# WHAT YOU HAVE TO DO:
Only the lines from the start of the data below through the line that contains "fig.patch.set_facecolor(BG)" are to be copied, exactly and without pictures.

# DATASET CONTENT:
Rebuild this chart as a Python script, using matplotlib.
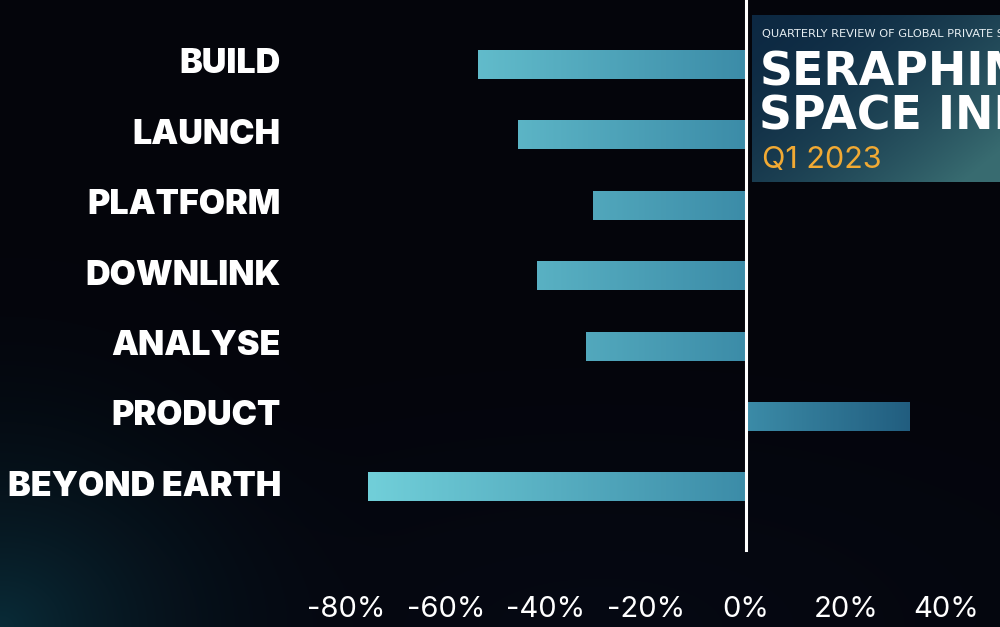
"""Seraphim Space Index - Q1 2023 sector performance bar chart."""

import numpy as np
import matplotlib.pyplot as plt
from matplotlib.colors import LinearSegmentedColormap, Normalize

# data
categories = ["BUILD", "LAUNCH", "PLATFORM", "DOWNLINK", "ANALYSE", "PRODUCT", "BEYOND EARTH"]
changes = [-53.6, -45.6, -30.6, -41.8, -32.0, 32.8, -75.6]
tick_values = [-80, -60, -40, -20, 0, 20, 40]
tick_labels = ["-80%", "-60%", "-40%", "-20%", "0%", "20%", "40%"]

W, H = 1000, 627
BG = "#04050c"

fig = plt.figure(figsize=(W / 100, H / 100), dpi=100)
fig.patch.set_facecolor(BG)

# background with faint teal glow bottom-left
bg_ax = fig.add_axes([0, 0, 1, 1])
bg_ax.set_axis_off()
yy, xx = np.mgrid[0:H, 0:W]
base = np.array([0.016, 0.02, 0.047])
glow = np.array([0.02, 0.15, 0.17])
d = np.sqrt((xx / 420.0) ** 2 + ((H - yy) / 380.0) ** 2)
g = np.clip(1 - d, 0, 1) ** 2.2
d2 = np.sqrt(((xx - 600) / 650.0) ** 2 + ((H - yy) / 260.0) ** 2)
g2 = np.clip(1 - d2, 0, 1) * 0.35
img = base + g[..., None] * glow + g2[..., None] * np.array([0.02, 0.04, 0.08])
bg_ax.imshow(np.clip(img, 0, 1), extent=[0, 1, 0, 1], aspect="auto")

# main axes: 0% at x=746px, 5px per percent
ax_bottom = 560
ax = fig.add_axes([0, 1 - ax_bottom / H, 1, ax_bottom / H])
ax.patch.set_alpha(0)
xlim = (-746 / 5.0, (W - 746) / 5.0)
step = 70.4
ylim = ((ax_bottom - 64.5) / step, -64.5 / step)

cmap = LinearSegmentedColormap.from_list(
    "bars", [(0, "#74d3dc"), (80 / 115, "#3c8ca8"), (1, "#205b7d")]
)
norm = Normalize(-80, 35)

y = np.arange(len(categories))
bars = ax.barh(y, changes, height=0.41, color="none")
grad = np.linspace(xlim[0], xlim[1], 500)[None, :]
for bar in bars:
    im = ax.imshow(grad, extent=[xlim[0], xlim[1], ylim[0], ylim[1]],
                   cmap=cmap, norm=norm, aspect="auto", interpolation="bilinear")
    im.set_clip_path(bar)

ax.set_xlim(*xlim)
ax.set_ylim(*ylim)

ax.axvline(0, ymin=10 / ax_bottom, ymax=1, color="white", lw=2.2)

for yi, name in zip(y, categories):
    ax.text((281 - 746) / 5.0, yi, name, ha="right", va="center",
            color="white", fontsize=24.5, fontweight="black", family="Inter")

ax.set_xticks(tick_values)
ax.set_xticklabels(tick_labels, color="white", fontsize=21, family="Inter")
ax.tick_params(axis="x", length=0, pad=26)
ax.set_yticks([])
for s in ax.spines.values():
    s.set_visible(False)

# report cover inset
ins = fig.add_axes([752 / W, 1 - 182 / H, 248 / W, 167 / H])
ins.set_axis_off()
iy, ix = np.mgrid[0:100, 0:150]
t = np.clip((ix / 150.0) * 0.6 + (iy / 100.0) * 0.5, 0, 1)
c0 = np.array([0.05, 0.16, 0.26])
c1 = np.array([0.22, 0.42, 0.44])
cov = c0 + (c1 - c0) * t[..., None] ** 1.8
ins.imshow(cov, extent=[0, 1, 0, 1], aspect="auto")
ins.set_xlim(0, 1)
ins.set_ylim(0, 1)
ins.text(0.04, 0.885, "QUARTERLY REVIEW OF GLOBAL PRIVATE SPACE COMPANIES",
         color="#e6eef2", fontsize=8.2, va="center", ha="left", family="DejaVu Sans")
ins.text(0.03, 0.655, "SERAPHIM", color="white", fontsize=33, fontweight="bold",
         va="center", ha="left", family="DejaVu Sans")
ins.text(0.03, 0.39, "SPACE INDEX", color="white", fontsize=33, fontweight="bold",
         va="center", ha="left", family="DejaVu Sans")
ins.text(0.04, 0.13, "Q1 2023", color="#f2aa33", fontsize=22, va="center",
         ha="left", family="Inter")

fig.savefig("out.png", dpi=100, facecolor=BG)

# TASK OUTPUT:
Rebuild this chart as a Python script, using matplotlib.
"""Seraphim Space Index - Q1 2023 sector performance bar chart."""

import numpy as np
import matplotlib.pyplot as plt
from matplotlib.colors import LinearSegmentedColormap, Normalize

# data
categories = ["BUILD", "LAUNCH", "PLATFORM", "DOWNLINK", "ANALYSE", "PRODUCT", "BEYOND EARTH"]
changes = [-53.6, -45.6, -30.6, -41.8, -32.0, 32.8, -75.6]
tick_values = [-80, -60, -40, -20, 0, 20, 40]
tick_labels = ["-80%", "-60%", "-40%", "-20%", "0%", "20%", "40%"]

W, H = 1000, 627
BG = "#04050c"

fig = plt.figure(figsize=(W / 100, H / 100), dpi=100)
fig.patch.set_facecolor(BG)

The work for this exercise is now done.